Currently, different industries focus on different AI deployment applications. Ni Qing, Partner in charge of Asset and Wealth Management at PwC China, stated, “The banking sector concentrates on risk control, anti-money laundering, and compliance tasks, while the insurance industry focuses on enhancing agent capabilities, customer service, and claims processing. In asset and wealth management, AI is applied to investment and portfolio management, data and market analysis.”

However, investment in AI technology remains a core issue. The report shows that 61% of financial institutions allocate less than 10% of their technology budgets to AI, with a 30% to 40% gap between AI investment and actual needs within the industry. Among them, 68%, 48%, and 60% of surveyed banks, insurance companies, and asset management firms, respectively, admit that their AI investments do not exceed 10% of their technology budgets.

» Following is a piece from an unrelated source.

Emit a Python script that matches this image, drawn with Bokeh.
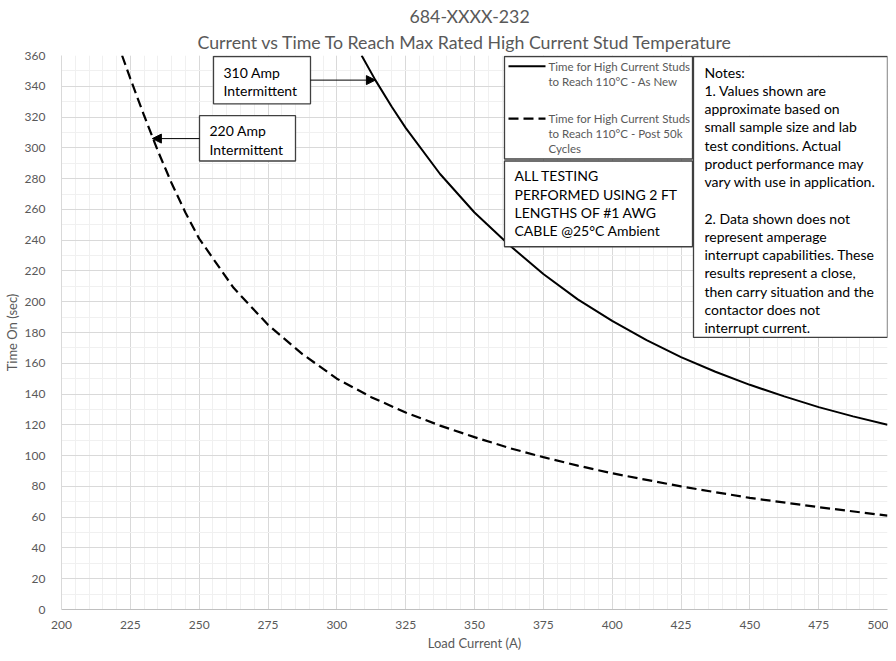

The large-scale promotion of AI still faces multiple constraints. Respondents identified three major barriers to increasing AI investment: data availability, regulatory pressure, and the need to prioritize maintaining existing core systems. Additionally, talent shortages and rigid organizational structures are core obstacles hindering large-scale AI deployment, with impacts far exceeding budget or technical issues.

Looking ahead, the report predicts four major changes in the financial industry over the next five years: first, ultra-personalized services shifting from standardized products to AI-driven dynamic real-time service models; second, highly automated and optimized decision-making, with AI taking on more decision authority to become a “super collaborator” for humans; third, proactive intelligent compliance shifting from passive response to embedded, real-time, preemptive compliance; and fourth, real-time predictive risk management.